# Snow Tires



## MiMudder (Aug 23, 2010)

Anyone have any recommendations on a good tire for Snow? I'm wondering if my Zillas will be fine our if I should look at something else for winter riding.


----------



## Polaris425 (Dec 16, 2004)

I hear the bighorns do well in snow. Zilla's tend to dig, in snow it seems you'd want something that floats more than it digs... ???


----------



## NMKawierider (Apr 11, 2009)

From some experience, a capture-type tread like mudlits, XTRs,TundraCross works the best. Like P425 says, if it trenchs in and can't compress between the bars, it can't stay on top and you will belly-out too easy. Too large of a lug isn't great either. I could plow with my 5' plow in 6"s of snow just with the XTRs...no chains needed.


----------



## BigIzzy (May 24, 2009)

All I run is my mud lite xtr's during the winter and they work awesome, but like any even slightly aggressive tire you gotta watch your throttle cause one good burp and your sitting on your belly digging your machine out if a hole (been there done that). I got the skinny wide combo on mine and it stays up quite well.


----------



## Guest (Oct 17, 2010)

When the snow gets really deep here in Northern Michigan we run our 29.5 Outlaws. They are amazing in the snow! Just dont follow too close or you will look like frosty the snowman!


----------



## Bootlegger (Dec 18, 2008)

Yeah..I heard Outlaws were great in the snow


----------



## MiMudder (Aug 23, 2010)

Those are some agressive looking tires. They'd be nice to have but I just don't have the time or money to add new axles and a lift. From what you guys are saying my Zilla's shouldn't do to bad until I can get the required mods done for some bigger tires.

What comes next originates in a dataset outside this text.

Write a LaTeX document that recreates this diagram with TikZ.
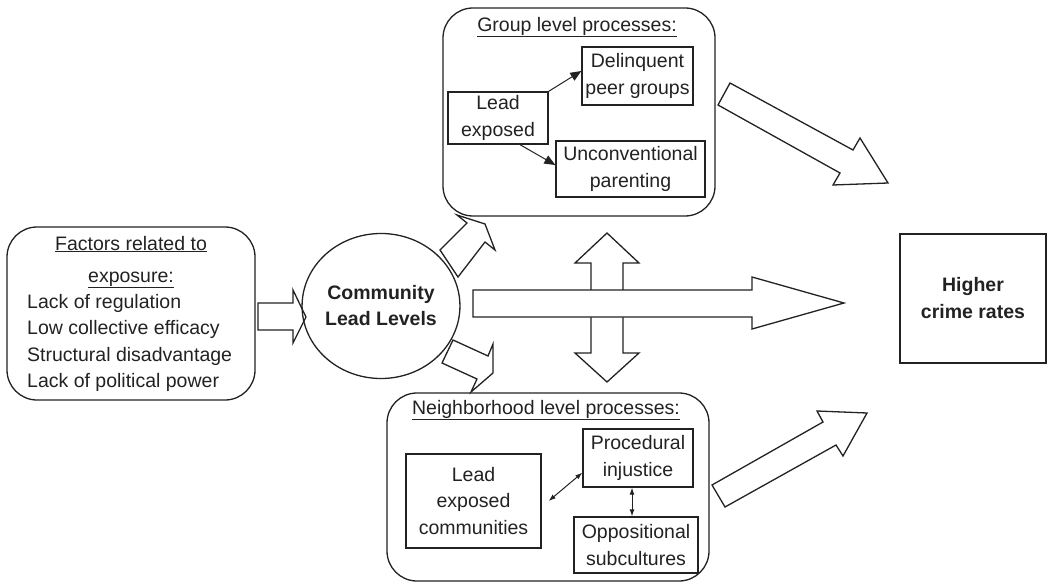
\documentclass[tikz,border=0pt]{standalone}
\usepackage{fontspec}
\setmainfont{Liberation Sans}
\usetikzlibrary{shapes.geometric,arrows.meta,calc}
\definecolor{ink}{HTML}{222222}
\begin{document}
\begin{tikzpicture}[x=1pt,y=-1pt,
  txt/.style={font=\fontsize{19.5}{26.5}\selectfont, text=ink},
  box/.style={draw=ink, line width=1.3pt, inner sep=0pt, align=center, txt},
  rbox/.style={draw=ink, line width=1.3pt, rounded corners=30pt, inner sep=0pt},
  blk/.style={draw=ink, fill=white, line width=1.3pt, line join=miter},
  sarrow/.style={-{Triangle[length=11pt,width=9pt]}, draw=ink, line width=1pt},
  darrow/.style={{Latex[length=7pt,width=5pt]}-{Latex[length=7pt,width=5pt]}, draw=ink, line width=1pt}]
\useasboundingbox (0,0) rectangle (1048,588);

% block arrows
\draw[blk] (258,303) -- (293,303) -- (293,290) -- (306,317) -- (293,343) -- (293,330) -- (258,330) -- cycle;
\draw[blk] (440,250) -- (467,223) -- (457,215) -- (485,224) -- (495,250) -- (485,242) -- (458,277) -- cycle;
\draw[blk] (453,340) -- (488,356) -- (493,344) -- (493,373) -- (471,392) -- (477,379) -- (442,363) -- cycle;
\draw[blk] (607,233) -- (639,263) -- (623,263) -- (623,353) -- (639,353) -- (607,382) -- (575,353) -- (591,353) -- (591,263) -- (575,263) -- cycle;
\draw[blk] (473,290) -- (752,290) -- (752,277) -- (844,303) -- (752,329) -- (752,317) -- (473,317) -- cycle;
\draw[blk] (730,83) -- (853,150) -- (860,138) -- (888,183) -- (833,185) -- (840,173) -- (718,105) -- cycle;
\draw[blk] (712,485) -- (823,422) -- (817,411) -- (867,413) -- (843,456) -- (836,445) -- (725,507) -- cycle;

% factors box
\node[rbox, minimum width=248pt, minimum height=173pt] (factors) at (131,313.5) {};
\node[txt, align=center, font=\fontsize{19.5}{32}\selectfont, inner sep=0pt] (ftitle) at (131,262) {\underline{Factors related to}\\\underline{exposure:}};
\node[txt, align=left, anchor=west, inner sep=0pt] (flist) at (27,343) {Lack of regulation\\Low collective efficacy\\Structural disadvantage\\Lack of political power};

% circle
\node[draw=ink, line width=1.3pt, ellipse, minimum width=138pt, minimum height=145pt, inner sep=0pt, align=center, txt, font=\fontsize{19.5}{26}\selectfont\bfseries] (cll) at (381,306) {Community\\Lead Levels};

% group box
\node[rbox, minimum width=272pt, minimum height=208pt] (grp) at (579,112) {};
\node[txt, inner sep=0pt] (gtitle) at (577,27) {\underline{Group level processes:}};
\node[box, minimum width=100pt, minimum height=52pt] (lead) at (498,118) {Lead\\exposed};
\node[box, minimum width=111pt, minimum height=58pt] (delin) at (637.5,76) {Delinquent\\peer groups};
\node[box, minimum width=149pt, minimum height=56pt] (uncon) at (630.5,169) {Unconventional\\parenting};
\draw[sarrow] (lead.north east) -- ([yshift=5pt]delin.west);
\draw[sarrow] ([xshift=22pt]lead.south) -- ([yshift=4pt]uncon.west);

% neighborhood box
\node[rbox, minimum width=322pt, minimum height=188pt] (nbh) at (548,487) {};
\node[txt, inner sep=0pt] (ntitle) at (546,410) {\underline{Neighborhood level processes:}};
\node[box, minimum width=135pt, minimum height=94pt] (lec) at (473.5,501) {Lead\\exposed\\communities};
\node[box, minimum width=110pt, minimum height=58pt] (proc) at (638,458) {Procedural\\injustice};
\node[box, minimum width=124pt, minimum height=56pt] (opp) at (636,545) {Oppositional\\subcultures};
\draw[darrow] ([xshift=7pt]lec.east) -- ([yshift=15pt]proc.south west);
\draw[darrow] ([xshift=-4pt]opp.north |- proc.south) -- ([xshift=-4pt]opp.north);

% outcome
\node[box, minimum width=146pt, minimum height=129pt, font=\fontsize{19.5}{27}\selectfont\bfseries] (crime) at (973,298.5) {Higher\\crime rates};
\end{tikzpicture}
\end{document}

Thanks for the help!


----------



## mike parish (Feb 4, 2009)

the zillas work good until the snow gets to deep,then they will dig until you are hung up on the frame.


----------



## MiMudder (Aug 23, 2010)

Thanks for the advice guys. I guess the modus operandi for me will be slow acceleration and carry a big shovel until I get some better tires for the snow.


----------



## rubiconrider (Aug 26, 2009)

my xtrs work pretty good in snow. my buddy has the same quad as me wit the same size tire but mud lites. we can go the same distance into the snow but when stuck i can back out and he cant.


----------



## stealth500ho (Aug 14, 2009)

low air pressure in the zillas and you will be fine


----------



## Mudforce (Dec 11, 2009)

Mudlites in snow suck! The best tire I have had in the snow was the Gator's When you can wheelie on a lake you know you got some hook up!


----------



## 03maxpower (Jun 6, 2010)

i thought my terracrosses did great last year except in the snow that nothing would have worked


----------